Broke at 6:30 to have leftovers for dinner. Ran a couple of Mickey Mouse horror shorts while I ate. "Runaway Brain" is an Oscar-nominated oddity from 1995. Mickey answers an add for "99 hours of mindless work." Turns out the mad scientist Dr. Frankenollie (Kelsey Grammer) meant that literally. He switches Mickey's brain with that of his Big Pete-esque monster! Now he has to figure out how to switch them back, before the monster runs off with Minnie.
That was hardly the first time Mickey dealt with some really weird science. "The Mad Doctor" from 1932 has him in a similar scenario, this time trying to rescue Pluto from the title character, who wants to graft his body with other animals.
Moved on to The Nightmare Before Christmas after a shower. I go more into this bizarre but fun stop-motion horror operetta at my Musical Dreams Reviews blog.

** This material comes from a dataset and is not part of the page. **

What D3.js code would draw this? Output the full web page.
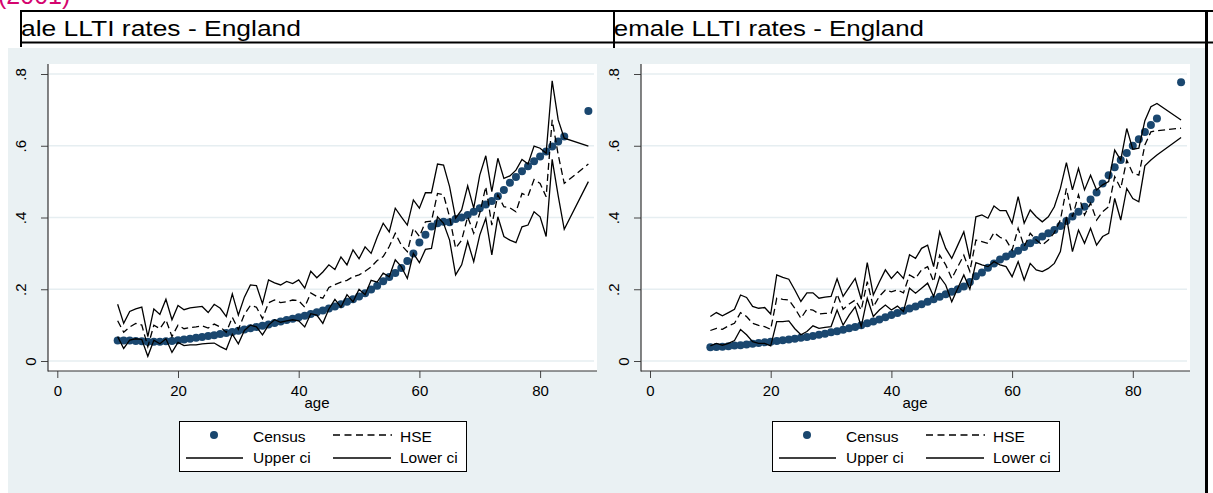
<!DOCTYPE html>
<html>
<head>
<meta charset="utf-8">
<script src="https://cdn.jsdelivr.net/npm/d3@7"></script>
<style>
html, body { margin: 0; padding: 0; background: #ffffff; }
svg { display: block; font-family: "Liberation Sans", Arial, Helvetica, sans-serif; }
</style>
</head>
<body>
<svg id="chart" width="1213" height="493"></svg>
<script>
// Single-year ages 10-84, with the 85+ group plotted at 88
const ages = [10,11,12,13,14,15,16,17,18,19,
              20,21,22,23,24,25,26,27,28,29,
              30,31,32,33,34,35,36,37,38,39,
              40,41,42,43,44,45,46,47,48,49,
              50,51,52,53,54,55,56,57,58,59,
              60,61,62,63,64,65,66,67,68,69,
              70,71,72,73,74,75,76,77,78,79,
              80,81,82,83,84,88];

// Male limiting long-term illness rates
const maleCensus = [.057,.057,.057,.056,.055,.054,.054,.054,.055,.056,
                    .058,.060,.062,.065,.067,.070,.072,.075,.078,.081,
                    .084,.088,.091,.095,.098,.102,.106,.110,.114,.118,
                    .122,.126,.131,.136,.141,.146,.152,.158,.165,.172,
                    .180,.189,.199,.210,.222,.234,.245,.259,.279,.300,
                    .330,.352,.375,.384,.388,.387,.396,.400,.407,.416,
                    .426,.436,.446,.459,.477,.497,.513,.529,.543,.557,
                    .570,.584,.598,.612,.626,.697];
const maleHSE = [.112,.080,.095,.105,.100,.040,.100,.090,.115,.068,
                 .100,.090,.093,.095,.098,.092,.103,.095,.080,.122,
                 .088,.130,.155,.150,.118,.162,.170,.163,.165,.170,
                 .168,.150,.190,.180,.175,.205,.213,.220,.225,.235,
                 .240,.250,.262,.280,.291,.319,.356,.323,.305,.370,
                 .347,.388,.390,.467,.463,.402,.314,.337,.402,.356,
                 .412,.486,.379,.463,.430,.427,.416,.467,.460,.506,
                 .495,.458,.672,.575,.495,.549];
const maleUpper = [.158,.105,.138,.145,.150,.068,.145,.130,.172,.115,
                   .155,.143,.148,.150,.152,.135,.158,.147,.124,.187,
                   .128,.178,.212,.210,.160,.226,.218,.212,.222,.216,
                   .226,.203,.250,.232,.248,.268,.255,.290,.268,.310,
                   .285,.318,.300,.345,.384,.360,.426,.402,.379,.449,
                   .426,.469,.469,.549,.546,.486,.398,.421,.488,.426,
                   .518,.572,.472,.565,.509,.516,.532,.562,.549,.599,
                   .593,.579,.781,.672,.621,.599];
const maleLower = [.068,.035,.058,.062,.060,.013,.058,.048,.062,.024,
                   .052,.043,.045,.045,.048,.049,.050,.040,.032,.075,
                   .048,.085,.100,.095,.073,.100,.115,.108,.112,.115,
                   .112,.095,.132,.128,.105,.145,.172,.150,.185,.165,
                   .200,.185,.225,.220,.245,.235,.282,.263,.230,.300,
                   .274,.311,.314,.402,.384,.337,.240,.268,.333,.277,
                   .351,.398,.296,.402,.347,.337,.330,.374,.379,.416,
                   .402,.347,.562,.460,.367,.500];

// Female limiting long-term illness rates
const femaleCensus = [.038,.039,.040,.041,.043,.044,.046,.048,.050,.052,
                      .054,.056,.058,.060,.062,.065,.067,.070,.073,.076,
                      .080,.083,.087,.091,.095,.100,.105,.110,.116,.122,
                      .128,.134,.140,.146,.152,.158,.165,.172,.179,.186,
                      .193,.200,.208,.220,.236,.247,.260,.272,.283,.291,
                      .298,.307,.318,.328,.337,.347,.356,.365,.376,.390,
                      .403,.416,.430,.450,.470,.495,.518,.540,.560,.580,
                      .600,.618,.638,.658,.676,.777];
const femaleHSE = [.085,.091,.088,.098,.105,.135,.124,.105,.099,.096,
                   .088,.175,.172,.170,.147,.119,.144,.142,.131,.133,
                   .133,.186,.144,.159,.170,.142,.221,.151,.180,.198,
                   .193,.198,.190,.240,.230,.254,.263,.221,.295,.268,
                   .230,.263,.295,.250,.337,.333,.328,.358,.345,.337,
                   .309,.370,.319,.356,.337,.323,.337,.358,.393,.481,
                   .402,.463,.407,.440,.393,.416,.430,.514,.481,.560,
                   .523,.518,.602,.639,.642,.649];
const femaleUpper = [.124,.135,.126,.135,.144,.184,.177,.152,.147,.149,
                     .131,.240,.233,.228,.198,.166,.190,.190,.175,.178,
                     .180,.229,.180,.205,.230,.172,.274,.184,.220,.254,
                     .230,.249,.230,.296,.286,.314,.323,.263,.360,.314,
                     .286,.323,.360,.285,.402,.407,.398,.432,.419,.419,
                     .384,.458,.384,.421,.402,.388,.402,.430,.481,.553,
                     .477,.537,.477,.518,.477,.491,.500,.588,.560,.648,
                     .590,.593,.670,.709,.718,.672];
const femaleLower = [.042,.049,.044,.049,.057,.088,.073,.054,.049,.049,
                     .042,.110,.110,.112,.090,.073,.082,.098,.091,.094,
                     .096,.142,.100,.128,.151,.096,.175,.124,.142,.156,
                     .142,.153,.138,.203,.189,.203,.217,.180,.235,.212,
                     .165,.203,.240,.200,.274,.268,.263,.277,.268,.263,
                     .235,.277,.226,.272,.254,.249,.258,.272,.305,.402,
                     .305,.365,.328,.370,.323,.347,.356,.453,.393,.481,
                     .453,.444,.544,.560,.574,.623];

// Axis ticks and text
const xTicks = [0, 20, 40, 60, 80];
const yTicks = [0, 0.2, 0.4, 0.6, 0.8];
const yTickLabels = ["0", ".2", ".4", ".6", ".8"];
const xTitle = "age";
const legendLabels = ["Census", "HSE", "Upper ci", "Lower ci"];
const panelTitles = ["Male LLTI rates - England", "Female LLTI rates - England"];
const yearNote = "(2001)";

const NAVY = "#1a476f";
const BG = "#eaf1f3";
const GRID = "#e6eef1";

const svg = d3.select("#chart");

// Page-level backdrop shared by both graphs
svg.append("rect").attr("x", 8).attr("y", 48).attr("width", 1197).attr("height", 445).attr("fill", BG);

// Clipped year note at the very top
svg.append("text")
  .attr("x", -2).attr("y", 4)
  .attr("font-size", 25)
  .attr("fill", "#d4046e")
  .text(yearNote);

const defs = svg.append("defs");

function drawPanel(cfg) {
  const g = svg.append("g");

  // Title band with a clipped heading
  const clipId = "clip-title-" + cfg.key;
  defs.append("clipPath").attr("id", clipId)
    .append("rect").attr("x", cfg.titleClip[0]).attr("y", 12)
    .attr("width", cfg.titleClip[1] - cfg.titleClip[0]).attr("height", 30);
  g.append("text")
    .attr("clip-path", `url(#${clipId})`)
    .attr("x", cfg.titleStart).attr("y", 36)
    .attr("font-size", 21.5)
    .attr("textLength", cfg.titleLen)
    .attr("lengthAdjust", "spacingAndGlyphs")
    .attr("fill", "#000")
    .text(cfg.title);

  const px0 = cfg.plotLeft, px1 = cfg.plotRight, py0 = 64, py1 = 371;

  // Plot region
  g.append("rect").attr("x", px0).attr("y", py0).attr("width", px1 - px0).attr("height", py1 - py0).attr("fill", "#fff");

  const x = d3.scaleLinear().domain([0, 80]).range([cfg.xZero, cfg.xZero + 482.8]);
  const y = d3.scaleLinear().domain([0, 0.8]).range([361, 74]);

  // Horizontal grid
  g.append("g").selectAll("line").data(yTicks).join("line")
    .attr("x1", px0 + 1).attr("x2", px1 - 3)
    .attr("y1", d => y(d)).attr("y2", d => y(d))
    .attr("stroke", GRID).attr("stroke-width", 1.6);

  // Y axis with vertical labels
  const yAxis = g.append("g").attr("transform", `translate(${px0},0)`)
    .call(d3.axisLeft(y).tickValues(yTicks).tickSize(7).tickSizeOuter(0)
      .tickFormat((d, i) => yTickLabels[i]));
  yAxis.select(".domain").remove();
  yAxis.selectAll(".tick line").attr("stroke", "#444");
  yAxis.selectAll(".tick text")
    .attr("x", null).attr("dy", null)
    .attr("text-anchor", "middle")
    .attr("transform", (d, i) => `translate(${yTickLabels[i] === "0" ? -12 : -22},0) rotate(-90)`)
    .attr("font-size", 15).attr("fill", "#000")
    .attr("font-family", "Liberation Sans, Arial, sans-serif");

  // X axis
  const xAxis = g.append("g").attr("transform", `translate(0,${py1})`)
    .call(d3.axisBottom(x).tickValues(xTicks).tickSize(7).tickSizeOuter(0));
  xAxis.select(".domain").remove();
  xAxis.selectAll(".tick line").attr("stroke", "#444");
  xAxis.selectAll(".tick text")
    .attr("y", 25).attr("dy", null)
    .attr("font-size", 15).attr("fill", "#000")
    .attr("font-family", "Liberation Sans, Arial, sans-serif");

  // Axis lines
  g.append("line").attr("x1", px0).attr("x2", px0).attr("y1", py0).attr("y2", py1 + 0.5)
    .attr("stroke", "#333").attr("stroke-width", 1.2);
  g.append("line").attr("x1", px0).attr("x2", px1).attr("y1", py1).attr("y2", py1)
    .attr("stroke", "#333").attr("stroke-width", 1.2);

  g.append("text").attr("x", cfg.xTitleX).attr("y", 408)
    .attr("text-anchor", "middle").attr("font-size", 15).text(xTitle);

  // Census points
  const census = ages.map((a, i) => ({ a, v: cfg.census[i] }));
  g.append("g").selectAll("circle").data(census).join("circle")
    .attr("cx", d => x(d.a)).attr("cy", d => y(d.v)).attr("r", 4)
    .attr("fill", NAVY);

  // HSE estimate and its confidence band
  const line = d3.line().x(d => x(d.a)).y(d => y(d.v));
  const series = [
    { vals: cfg.hse, dash: "7,4" },
    { vals: cfg.upper, dash: null },
    { vals: cfg.lower, dash: null }
  ];
  series.forEach(s => {
    g.append("path")
      .datum(ages.map((a, i) => ({ a, v: s.vals[i] })))
      .attr("d", line)
      .attr("fill", "none")
      .attr("stroke", "#000")
      .attr("stroke-width", 1.3)
      .attr("stroke-linejoin", "miter")
      .attr("stroke-dasharray", s.dash);
  });

  // Legend
  const L = cfg.legendLeft, T = 421;
  const lg = g.append("g");
  lg.append("rect").attr("x", L + 0.5).attr("y", T + 0.5).attr("width", 287).attr("height", 50)
    .attr("fill", "#fff").attr("stroke", "#000").attr("stroke-width", 1);
  lg.append("circle").attr("cx", L + 35).attr("cy", T + 14).attr("r", 4).attr("fill", NAVY);
  lg.append("line").attr("x1", L + 154).attr("x2", L + 213).attr("y1", T + 14).attr("y2", T + 14)
    .attr("stroke", "#000").attr("stroke-width", 1.3).attr("stroke-dasharray", "7,4.5");
  lg.append("line").attr("x1", L + 7).attr("x2", L + 64).attr("y1", T + 37).attr("y2", T + 37)
    .attr("stroke", "#000").attr("stroke-width", 1.3);
  lg.append("line").attr("x1", L + 154).attr("x2", L + 212).attr("y1", T + 37).attr("y2", T + 37)
    .attr("stroke", "#000").attr("stroke-width", 1.3);
  const labelPos = [[L + 74, T + 21], [L + 221, T + 21], [L + 74, T + 42], [L + 221, T + 42]];
  lg.selectAll("text").data(legendLabels).join("text")
    .attr("x", (d, i) => labelPos[i][0]).attr("y", (d, i) => labelPos[i][1])
    .attr("font-size", 15.5).attr("fill", "#000").text(d => d);
}

drawPanel({
  key: "m", title: panelTitles[0],
  titleStart: -1, titleLen: 302, titleClip: [21, 613],
  plotLeft: 48, plotRight: 597, xZero: 57.3, xTitleX: 317, legendLeft: 179,
  census: maleCensus, hse: maleHSE, upper: maleUpper, lower: maleLower
});
drawPanel({
  key: "f", title: panelTitles[1],
  titleStart: 598, titleLen: 326, titleClip: [615, 1205],
  plotLeft: 641, plotRight: 1190, xZero: 650, xTitleX: 915, legendLeft: 772,
  census: femaleCensus, hse: femaleHSE, upper: femaleUpper, lower: femaleLower
});

// Title band frame lines
const frame = svg.append("g").attr("stroke", "#000").attr("fill", "none");
frame.append("line").attr("x1", 20).attr("x2", 1213).attr("y1", 11).attr("y2", 11).attr("stroke-width", 2);
frame.append("line").attr("x1", 20).attr("x2", 1213).attr("y1", 42.5).attr("y2", 42.5).attr("stroke-width", 2);
frame.append("line").attr("x1", 21).attr("x2", 21).attr("y1", 10).attr("y2", 47).attr("stroke-width", 2);
frame.append("line").attr("x1", 614).attr("x2", 614).attr("y1", 10).attr("y2", 48).attr("stroke-width", 2);
frame.append("line").attr("x1", 1206.5).attr("x2", 1206.5).attr("y1", 10).attr("y2", 493).attr("stroke-width", 3);
</script>
</body>
</html>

The Nightmare Before Christmas
Finished the night with Disney's Halloween Treat. This is mostly a collection of spooky bits and pieces from various Disney films and shorts that either deal with horror or villains. It does feature four cartoons in full or mostly full, "Donald and the Gorilla," "The Old Mill," "Lonesome Ghosts," and (appropriately) "Trick or Treat." We also have a nifty segment featuring Hans Conried as the magic mirror introducing bits featuring Disney villains. (Including the one he voiced, Captain Hook.) A spooky short on why cats are considered a part of the horror tradition looks like it may have come from the original Walt Disney Presents TV show.
My family taped our original copy off The Disney Channel in 1988, and it's been a part of my Halloween ever since. The full version, taped off The Wonderful World of Disney (probably around the same time), is currently available on YouTube, complete with an introduction by then-CEO Michael Eisner.